The WSJ argues that Comcast's conglomerate structure is obsolete, advocating a split rather than acquiring more content. Comcast's own Q1 results show broadband losses improving to 65k from 183k YoY, but only via price concessions that squeezed Residential EBITDA margin by 160bps to 37.1%. Meanwhile, Media swung to a $426M EBITDA loss as Peacock costs surged to $2.5B. The article aligns with the report's thesis that Comcast should focus on stabilizing its core connectivity business before chasing content deals. The market appears to agree, with the stock down 34% over the past year to ~$23.

Implication

The WSJ's bearish view reinforces our WAIT rating. The core risk is that Comcast's broadband defense is proving costly—domestic broadband revenue declined due to lower average rates, and the free wireless line offer is a structural margin drag.

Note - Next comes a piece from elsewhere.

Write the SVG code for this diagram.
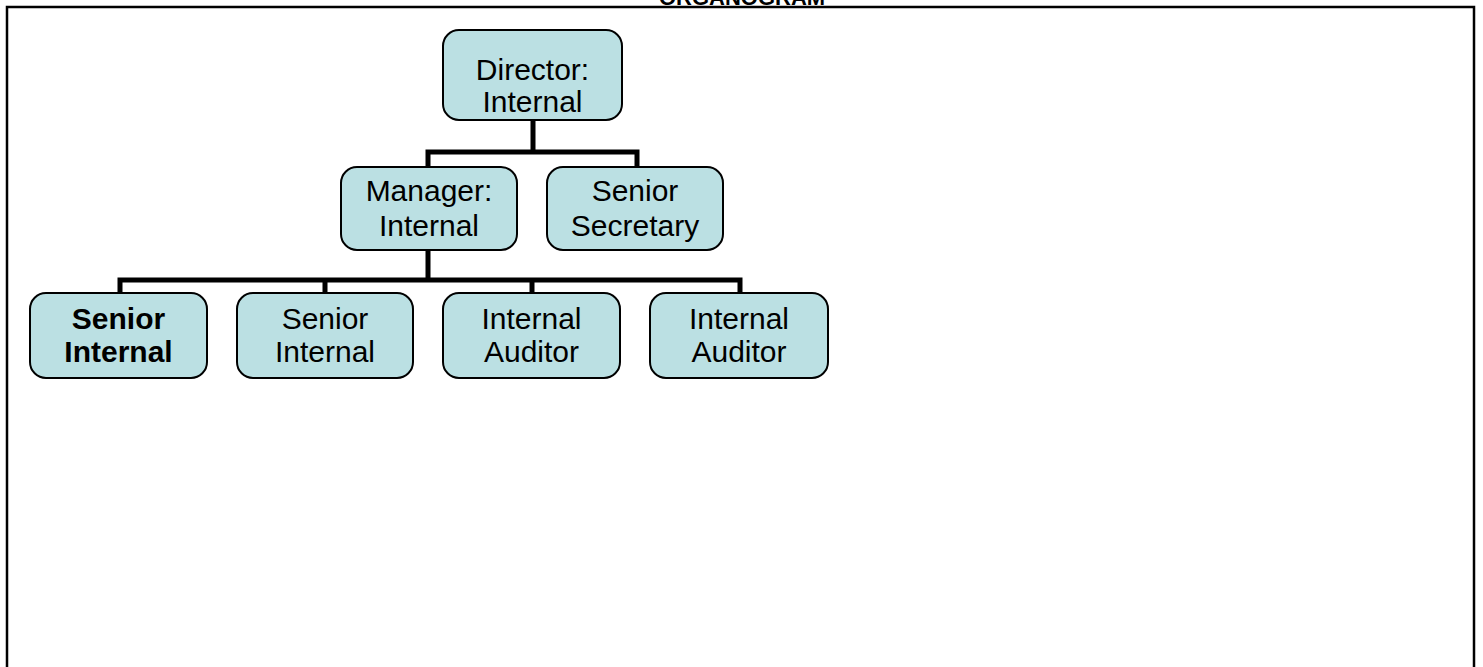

The article cautions against distracting M&A, which we see as prudent but doesn't change the fundamental challenge: proving that the connectivity franchise can hold share without permanent margin reset. Over the next two quarters, we need to see broadband net adds turn positive while domestic broadband revenue stabilizes YoY, and Media returning to positive Adjusted EBITDA before we increase conviction. Until then, the stock may continue to de-rate as the market prices in a lower-margin future.

Thesis delta

The WSJ article adds external pressure for a breakup, but our thesis remains unchanged: near-term operating evidence on broadband stabilization and Peacock profitability is the gatekeeper. The article increases the probability of eventual activist-driven separation, but that is a medium-term catalyst, not a near-term trigger.